Dialogues about dialogues bring writers’ texts on the topic of a “dialogue”, and at the same time hold a dialogue with the author of this project.
The coronavirus pandemic has also spawned some positive changes, since in the absence of various contents we could focus on the “dialogue”. In that period I started, after a short break, to do interviews intensively for the journals Vijenac, Moderna vremena, Kontura, Petnaest dana, etc. These „encounters“, as philosopher Martin Buber calls them, have enriched me and reminded me about what I, as an author and art historian, consider the essence of creativity – dialogue and communication.
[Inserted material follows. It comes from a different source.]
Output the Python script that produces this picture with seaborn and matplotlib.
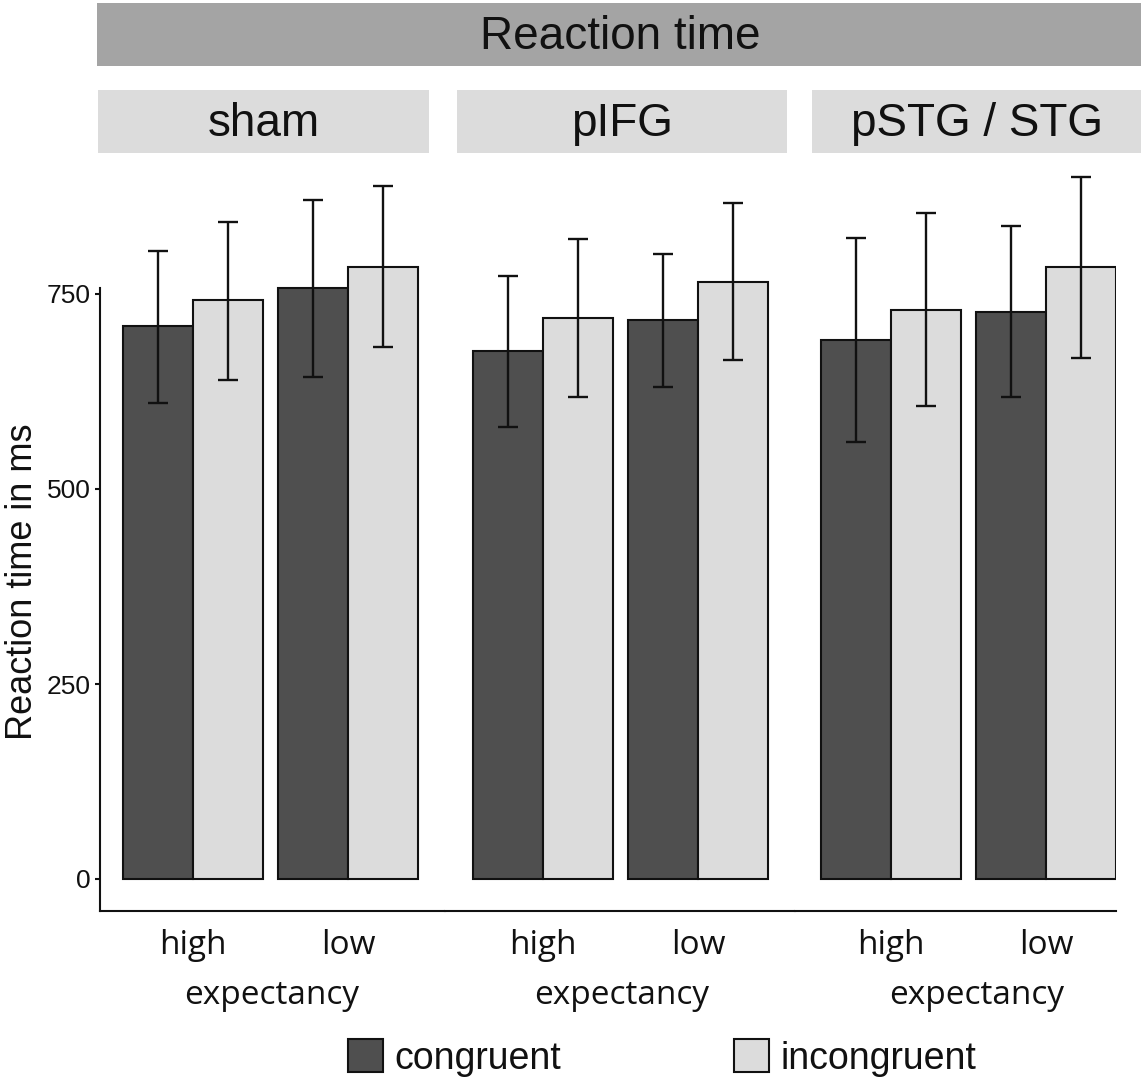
import matplotlib
matplotlib.use("Agg")
import matplotlib.pyplot as plt
from matplotlib.patches import Rectangle, Patch
import seaborn as sns
import pandas as pd
import numpy as np

# ---------------- data ----------------
sites = ["sham", "pIFG", "pSTG / STG"]
expectancy = ["high", "low"]
congruency = ["congruent", "incongruent"]

# mean reaction time (ms): per site, order = [high-cong, high-incong, low-cong, low-incong]
rt_sham = [709, 742, 758, 785]
rt_pifg = [677, 719, 717, 766]
rt_pstg = [691, 729, 727, 785]

# error bar lower / upper ends (ms)
lo_sham = [610, 640, 644, 682]
hi_sham = [805, 842, 870, 888]
lo_pifg = [579, 618, 631, 665]
hi_pifg = [773, 820, 801, 867]
lo_pstg = [560, 606, 618, 668]
hi_pstg = [822, 854, 837, 900]

yticks = [0, 250, 500, 750]
title = "Reaction time"
ylabel = "Reaction time in ms"
xlabel = "expectancy"

colors = {"congruent": "#4f4f4f", "incongruent": "#dcdcdc"}

rows = []
for site, rts, los, his in zip(sites, [rt_sham, rt_pifg, rt_pstg],
                               [lo_sham, lo_pifg, lo_pstg], [hi_sham, hi_pifg, hi_pstg]):
    k = 0
    for e in expectancy:
        for c in congruency:
            rows.append(dict(site=site, expectancy=e, congruency=c,
                             rt=rts[k], lo=los[k], hi=his[k]))
            k += 1
df = pd.DataFrame(rows)

# ---------------- figure ----------------
sns.set_theme(style="white")
plt.rcParams["font.family"] = ["Liberation Sans", "DejaVu Sans"]

W, H = 1141, 1080
fig = plt.figure(figsize=(W / 100, H / 100), dpi=100)

def fx(px):
    return px / W

def fy(py):
    return 1 - py / H

px_per_unit = 0.78
y0_pix = 879
ax_bottom_pix = 911
ax_top_pix = 170
ylim = ((y0_pix - ax_bottom_pix) / px_per_unit, (y0_pix - ax_top_pix) / px_per_unit)

panels = [(100, 445, 193), (445, 795, 543), (795, 1116, 891)]  # left, right, center of first category
label_centers = [272, 622, 977]
cat_px = 155

for i, (site, (lpx, rpx, cpx)) in enumerate(zip(sites, panels)):
    ax = fig.add_axes([fx(lpx), fy(ax_bottom_pix), fx(rpx - lpx), (ax_bottom_pix - ax_top_pix) / H])
    sub = df[df.site == site]
    sns.barplot(data=sub, x="expectancy", y="rt", hue="congruency",
                order=expectancy, hue_order=congruency, palette=colors,
                width=0.9, errorbar=None, edgecolor="#111111", linewidth=1.5,
                saturation=1, legend=False, ax=ax)
    for cont, c in zip(ax.containers, congruency):
        for bar, e in zip(cont, expectancy):
            r = sub[(sub.expectancy == e) & (sub.congruency == c)].iloc[0]
            xc = bar.get_x() + bar.get_width() / 2
            ax.errorbar([xc], [r.rt], yerr=[[r.rt - r.lo], [r.hi - r.rt]],
                        fmt="none", ecolor="#111111", elinewidth=1.7,
                        capsize=7.5, capthick=1.7, clip_on=False, zorder=5)
    ax.set_xlim((lpx - cpx) / cat_px, (rpx - cpx) / cat_px)
    ax.set_ylim(*ylim)
    for s in ["top", "right"]:
        ax.spines[s].set_visible(False)
    ax.spines["bottom"].set_color("#111111")
    ax.spines["bottom"].set_linewidth(1.5)
    ax.set_xticks([0, 1])
    ax.set_xticklabels(expectancy, family=["Open Sans", "DejaVu Sans"], fontsize=24, color="#111111")
    ax.tick_params(axis="x", length=0, pad=13)
    ax.set_xlabel(xlabel, family=["Open Sans", "DejaVu Sans"], fontsize=24, color="#111111", labelpad=4)
    ax.xaxis.set_label_coords((label_centers[i] - lpx) / (rpx - lpx), (ax_bottom_pix - 1012) / (ax_bottom_pix - ax_top_pix))
    ax.xaxis.label.set_va("bottom")
    ax.set_ylabel("")
    if i == 0:
        ax.spines["left"].set_color("#111111")
        ax.spines["left"].set_linewidth(1.5)
        ax.spines["left"].set_bounds(ylim[0], 758)
        ax.set_yticks(yticks)
        ax.set_yticklabels([str(t) for t in yticks], fontsize=19, color="#111111")
        ax.tick_params(axis="y", length=3.5, width=1.5, color="#111111", pad=3, left=True)
    else:
        ax.spines["left"].set_visible(False)
        ax.set_yticks([])

# strips
fig.add_artist(Rectangle((fx(97), fy(66)), fx(W - 97), (66 - 3) / H,
                         transform=fig.transFigure, facecolor="#a4a4a4", edgecolor="none"))
fig.text(fx(620), fy(37), title, ha="center", va="center", fontsize=33, color="#111111")

strips = [(98, 429), (457, 787), (812, 1141)]
for site, (l, r) in zip(sites, strips):
    fig.add_artist(Rectangle((fx(l), fy(153)), fx(r - l), (153 - 90) / H,
                             transform=fig.transFigure, facecolor="#dcdcdc", edgecolor="none"))
    fig.text(fx((l + r) / 2), fy(124), site, ha="center", va="center", fontsize=33, color="#111111")

# y label
fig.text(fx(23), fy(582), ylabel, rotation=90, ha="center", va="center", fontsize=26, color="#111111")

# legend
handles = [Patch(facecolor=colors[c], edgecolor="#111111", linewidth=1.5) for c in congruency]
fig.legend(handles, congruency, loc="center", bbox_to_anchor=(fx(662), fy(1058)),
           ncol=2, frameon=False, fontsize=27, handlelength=0.95, handleheight=0.95,
           handletextpad=0.3, columnspacing=4.6, labelcolor="#111111")

fig.savefig("out.png", dpi=100)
A dialogue precedes a creative process, it follows the process while it lasts, and it continues a creative process after an artwork is finished – by the interpretations of experts and later in the direct contact with the audience. The term “dialogue” can be often heard in different contexts and professions, for instance the terms “the dialogical dimension of the work of art”, “dialogical process”, “the works establish a dialogue with each other”, but also in the political discourse “an attempt to establish a dialogue with…”, and the term itself is often exposed to various manipulations. However, in literature, a dialogue is directly incorporated in a literary work as a “material” which builds its structure, and is manifested in different manners in different literary works – in dramas it is direct and inevitable, in novels it can or cannot be used, in poetry it has a special position since poetry itself is a dialogue with the surrounding world – without a dialogue it is not possible to create an atmosphere for the creation of a poem. Also, a number of philosophical works have been written in the form of a dialogue.
In this section, in cooperation with different men and women writers, different aspects of a dialogue within and beyond literature will be questioned.